Your objective: Your task is to transcribe the records exactly, skipping every image.

Input records:
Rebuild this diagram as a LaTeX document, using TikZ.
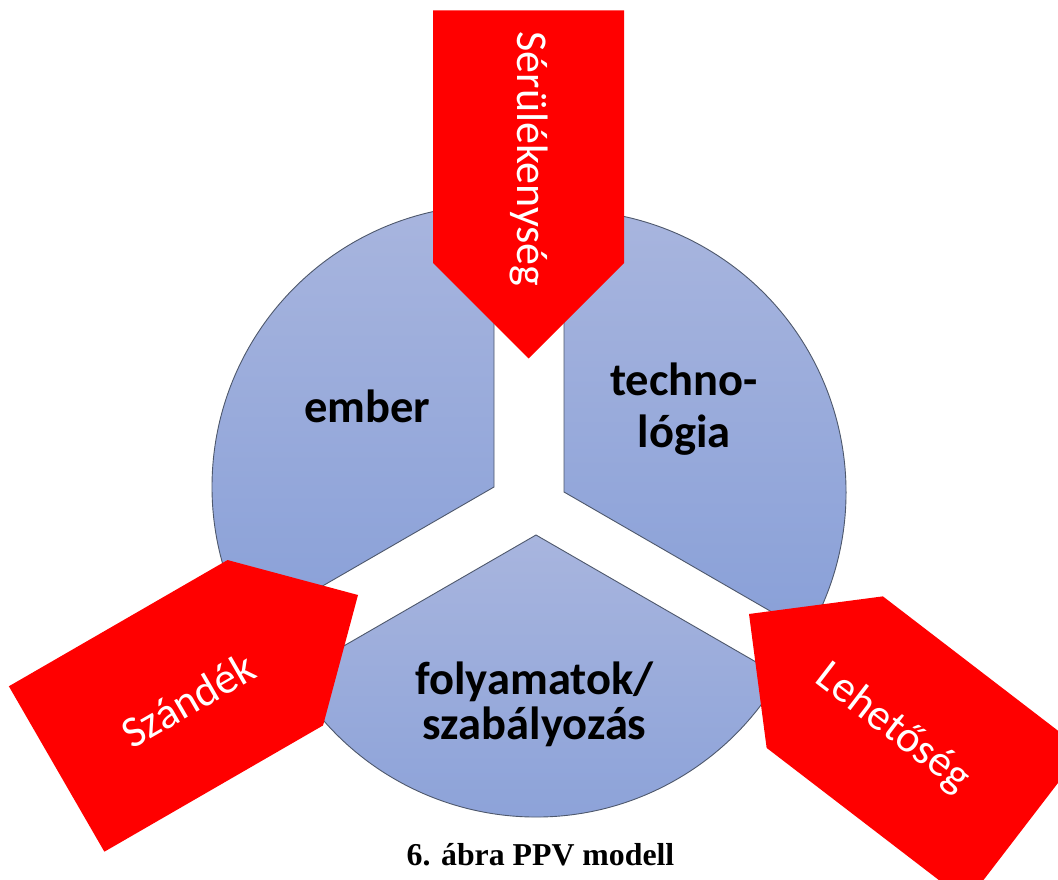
\documentclass[tikz,border=0pt]{standalone}
\usepackage{fontspec}
\setmainfont{Liberation Serif}
\newfontfamily\labelfont{Carlito}
\definecolor{secTop}{RGB}{168,181,222}
\definecolor{secBot}{RGB}{137,160,216}
\definecolor{secLine}{RGB}{78,88,108}
\definecolor{arrRed}{RGB}{255,0,0}
\tikzset{
  sector/.style={top color=secTop, bottom color=secBot, draw=secLine, line width=0.9pt},
  arrowtext/.style={text=white, inner sep=0pt, font=\labelfont\fontsize{44}{48}\selectfont},
  seglabel/.style={text=black, inner sep=0pt, anchor=base, font=\labelfont\bfseries\fontsize{46.5}{50}\selectfont},
  pics/pentarrow/.style={code={
    \fill[arrRed] (0,0) -- (-95.5,95.5) -- (-348,95.5) -- (-348,-95.5) -- (-95.5,-95.5) -- cycle;
  }}
}
\begin{document}
\begin{tikzpicture}[x=1pt,y=1pt]
  \useasboundingbox (0,0) rectangle (1058,879);
  \fill[white] (0,0) rectangle (1058,879);
  \clip (0,0) rectangle (1058,879);

  % three exploded 120-degree segments
  \path[sector] (494,392) -- ++(90:282) arc (90:210:282) -- cycle;
  \path[sector] (564,387) -- ++(-30:282) arc (-30:90:282) -- cycle;
  \path[sector] (536,344) -- ++(210:282) arc (210:330:282) -- cycle;

  % red pointers aimed at the centre
  \pic[rotate=-90] at (528.5,520.5) {pentarrow};
  \pic[rotate=30] at (358,284) {pentarrow};
  \pic[rotate=142.5] at (749,265) {pentarrow};

  \node[arrowtext, rotate=-90] (vuln) at (528.5,720) {Sérülékenység};
  \node[arrowtext, rotate=30] (intent) at (188,179) {Szándék};
  \node[arrowtext, rotate=-37.5] (chance) at (893,151) {Lehetőség};

  % segment labels
  \node[seglabel] (people) at (367.5,456) {ember};
  \node[seglabel] (tech1) at (684,483) {techno-};
  \node[seglabel] (tech2) at (684,431.5) {lógia};
  \node[seglabel] (proc1) at (534.5,185) {folyamatok/};
  \node[seglabel] (proc2) at (534.5,140) {szabályozás};

  % caption
  \node[anchor=base, inner sep=0pt, font=\bfseries\fontsize{31.8}{36}\selectfont] (caption) at (540.5,14) {6. ábra PPV modell};
\end{tikzpicture}
\end{document}
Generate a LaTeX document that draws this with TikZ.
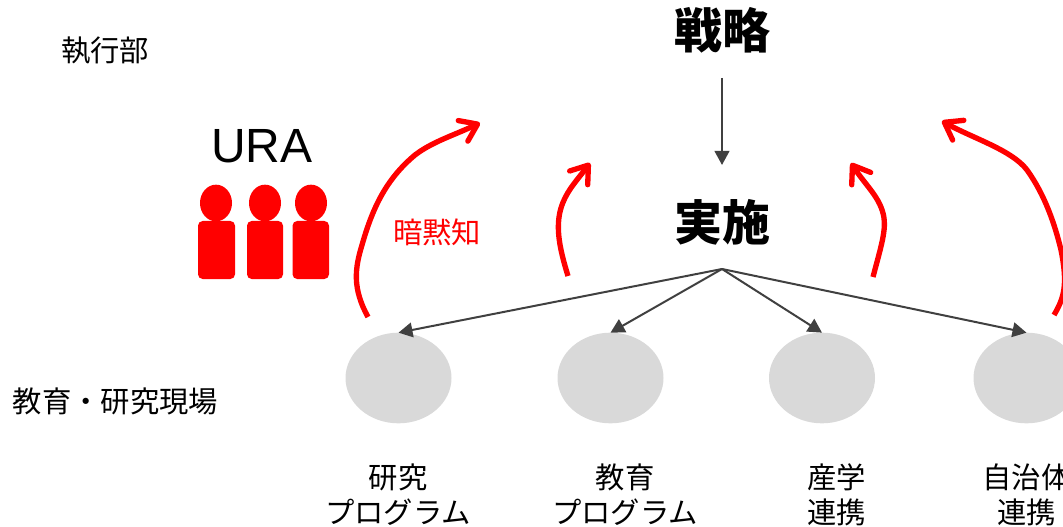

Task result:
Rebuild this diagram as a LaTeX document, using TikZ.
\documentclass[tikz,border=0pt]{standalone}
\usepackage{fontspec}
\setmainfont{Liberation Serif}
\newfontfamily\labelfont{Carlito}
\definecolor{secTop}{RGB}{168,181,222}
\definecolor{secBot}{RGB}{137,160,216}
\definecolor{secLine}{RGB}{78,88,108}
\definecolor{arrRed}{RGB}{255,0,0}
\tikzset{
  sector/.style={top color=secTop, bottom color=secBot, draw=secLine, line width=0.9pt},
  arrowtext/.style={text=white, inner sep=0pt, font=\labelfont\fontsize{44}{48}\selectfont},
  seglabel/.style={text=black, inner sep=0pt, anchor=base, font=\labelfont\bfseries\fontsize{46.5}{50}\selectfont},
  pics/pentarrow/.style={code={
    \fill[arrRed] (0,0) -- (-95.5,95.5) -- (-348,95.5) -- (-348,-95.5) -- (-95.5,-95.5) -- cycle;
  }}
}
\begin{document}
\begin{tikzpicture}[x=1pt,y=1pt]
  \useasboundingbox (0,0) rectangle (1058,879);
  \fill[white] (0,0) rectangle (1058,879);
  \clip (0,0) rectangle (1058,879);

  % three exploded 120-degree segments
  \path[sector] (494,392) -- ++(90:282) arc (90:210:282) -- cycle;
  \path[sector] (564,387) -- ++(-30:282) arc (-30:90:282) -- cycle;
  \path[sector] (536,344) -- ++(210:282) arc (210:330:282) -- cycle;

  % red pointers aimed at the centre
  \pic[rotate=-90] at (528.5,520.5) {pentarrow};
  \pic[rotate=30] at (358,284) {pentarrow};
  \pic[rotate=142.5] at (749,265) {pentarrow};

  \node[arrowtext, rotate=-90] (vuln) at (528.5,720) {Sérülékenység};
  \node[arrowtext, rotate=30] (intent) at (188,179) {Szándék};
  \node[arrowtext, rotate=-37.5] (chance) at (893,151) {Lehetőség};

  % segment labels
  \node[seglabel] (people) at (367.5,456) {ember};
  \node[seglabel] (tech1) at (684,483) {techno-};
  \node[seglabel] (tech2) at (684,431.5) {lógia};
  \node[seglabel] (proc1) at (534.5,185) {folyamatok/};
  \node[seglabel] (proc2) at (534.5,140) {szabályozás};

  % caption
  \node[anchor=base, inner sep=0pt, font=\bfseries\fontsize{31.8}{36}\selectfont] (caption) at (540.5,14) {6. ábra PPV modell};
\end{tikzpicture}
\end{document}
Generate a LaTeX document that draws this with TikZ.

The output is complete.